**** Information provided
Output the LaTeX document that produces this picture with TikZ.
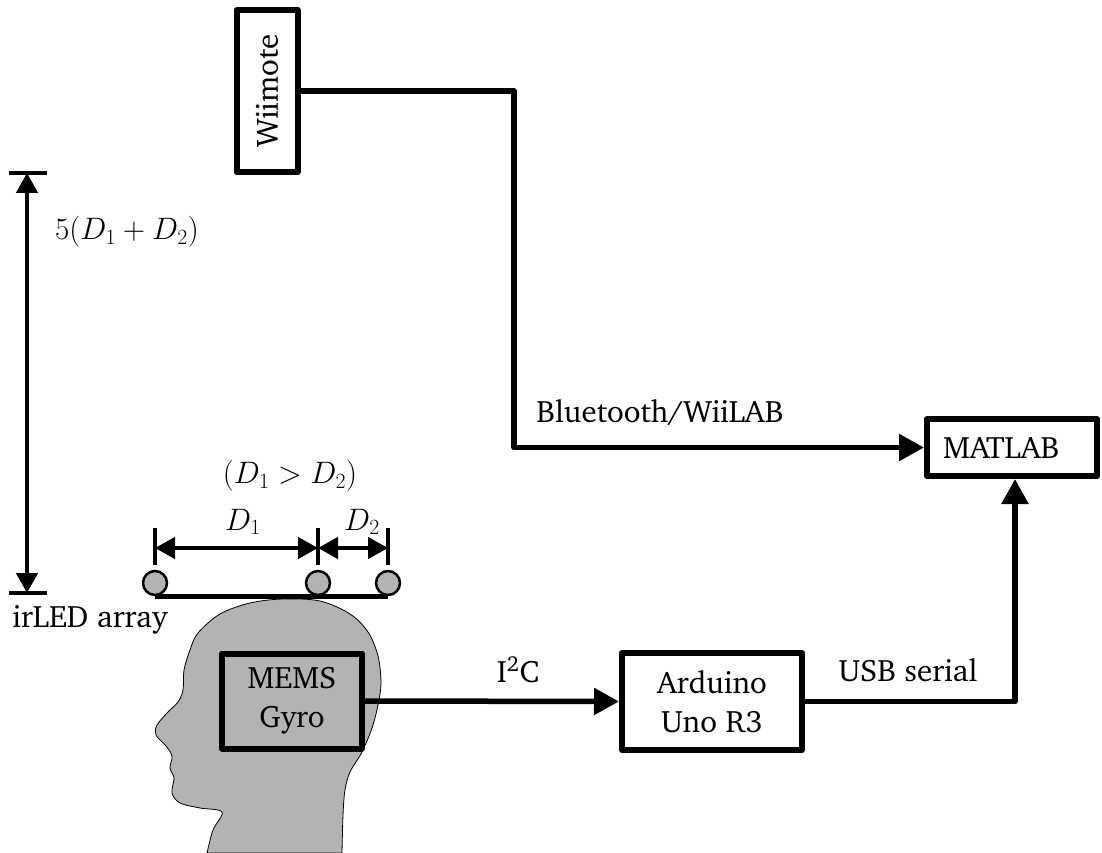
\RequirePackage{fix-cm}
\documentclass[tikz,border=0pt]{standalone}
\usepackage[T1]{fontenc}
\usepackage{charter}
\usetikzlibrary{arrows.meta}
\definecolor{skin}{RGB}{179,179,179}
\begin{document}
\begin{tikzpicture}[x=1pt,y=-1pt,
  every node/.style={font=\fontsize{31}{39}\selectfont},
  blockbox/.style={draw, line width=6pt, line join=round, align=center, inner sep=0pt},
  conn/.style={line width=5.5pt, line join=round},
  bigtip/.style={-{Triangle[length=25pt,width=26pt]}},
  dimline/.style={line width=4.5pt},
  dimtip/.style={{Triangle[length=20pt,width=21pt]}-{Triangle[length=20pt,width=21pt]}},
  ledstyle/.style={circle, draw, line width=2.5pt, fill=skin, minimum size=24pt, inner sep=0pt}]
\useasboundingbox (0,0) rectangle (1102,853);

% head silhouette
\draw[fill=skin, line width=0.8pt]
  plot[smooth, tension=0.55] coordinates {
    (207,853) (213,830) (222,812) (200,808) (180,803) (172,793) (174,778)
    (170,768) (172,756) (166,746) (156,735) (157,725) (168,712) (178,702)
    (183,690) (184,670) (190,650) (198,633) (220,614) (250,603) (283,599)
    (320,601) (350,614) (368,632) (378,656) (381,683) (378,705) (372,728)
    (362,752) (350,772) (345,790) (343,815) (342,853)} -- cycle;

% blocks
\node[blockbox, minimum width=61pt, minimum height=162pt] (wii) at (267,91) {\rotatebox{90}{Wiimote}};
\node[blockbox, text width=138pt, align=left, inner xsep=16pt, minimum height=57pt] (matlab) at (1012,447.5) {MATLAB};
\node[blockbox, minimum width=180pt, minimum height=97pt] (arduino) at (712,701.5) {Arduino\\Uno R3};
\node[blockbox, fill=skin, minimum width=140pt, minimum height=95pt] (mems) at (292,701) {MEMS\\Gyro};

% links
\draw[conn, bigtip] (wii.east) -- ++(213.5,0) |- (matlab.west);
\draw[conn, bigtip] (mems.east) -- (arduino.west);
\draw[conn, bigtip] (arduino.east) -| ([xshift=3pt]matlab.south);
\node (bt) at (660,412) {Bluetooth/WiiLAB};
\node (i2c) at (518,670) {I\textsuperscript{2}C};
\node (usb) at (908,670) {USB serial};

% irLED array
\node[ledstyle] (led1) at (155,583) {};
\node[ledstyle] (led2) at (318,583) {};
\node[ledstyle] (led3) at (388,583) {};
\draw[line width=5pt] (led1.south) -- (led3.south);
\node (irled) at (90,620) {irLED array};

% spacing dimensions
\coordinate (t1) at (155,528); \coordinate (b1) at (155,565);
\coordinate (t2) at (318,528); \coordinate (b2) at (318,565);
\coordinate (t3) at (388,528); \coordinate (b3) at (388,565);
\draw[dimline] (t1) -- (b1) (t2) -- (b2) (t3) -- (b3);
\coordinate (a1) at (155,548); \coordinate (a2) at (318,548); \coordinate (a3) at (388,548);
\draw[dimline, dimtip] (a1) -- (a2);
\draw[dimline, dimtip] (a2) -- (a3);
\node (d1) at (243,522) {$D_1$};
\node (d2) at (362,522) {$D_2$};
\node (cmp) at (290,476) {$(D_1>D_2)$};

% height dimension
\coordinate (htop) at (27,173); \coordinate (hbot) at (27,593);
\draw[dimline] (9,173) -- (47,173) (9,593) -- (47,593);
\draw[dimline, dimtip] (htop) -- (hbot);
\node (hgt) at (127,232) {$5(D_1+D_2)$};
\end{tikzpicture}
\end{document}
********
- Job -
Give again, exactly, the lines from the start of the data through the one holding "(0,0) rectangle (1102,853);"; omit the pictures.

- Worked solution -
Output the LaTeX document that produces this picture with TikZ.
\RequirePackage{fix-cm}
\documentclass[tikz,border=0pt]{standalone}
\usepackage[T1]{fontenc}
\usepackage{charter}
\usetikzlibrary{arrows.meta}
\definecolor{skin}{RGB}{179,179,179}
\begin{document}
\begin{tikzpicture}[x=1pt,y=-1pt,
  every node/.style={font=\fontsize{31}{39}\selectfont},
  blockbox/.style={draw, line width=6pt, line join=round, align=center, inner sep=0pt},
  conn/.style={line width=5.5pt, line join=round},
  bigtip/.style={-{Triangle[length=25pt,width=26pt]}},
  dimline/.style={line width=4.5pt},
  dimtip/.style={{Triangle[length=20pt,width=21pt]}-{Triangle[length=20pt,width=21pt]}},
  ledstyle/.style={circle, draw, line width=2.5pt, fill=skin, minimum size=24pt, inner sep=0pt}]
\useasboundingbox (0,0) rectangle (1102,853);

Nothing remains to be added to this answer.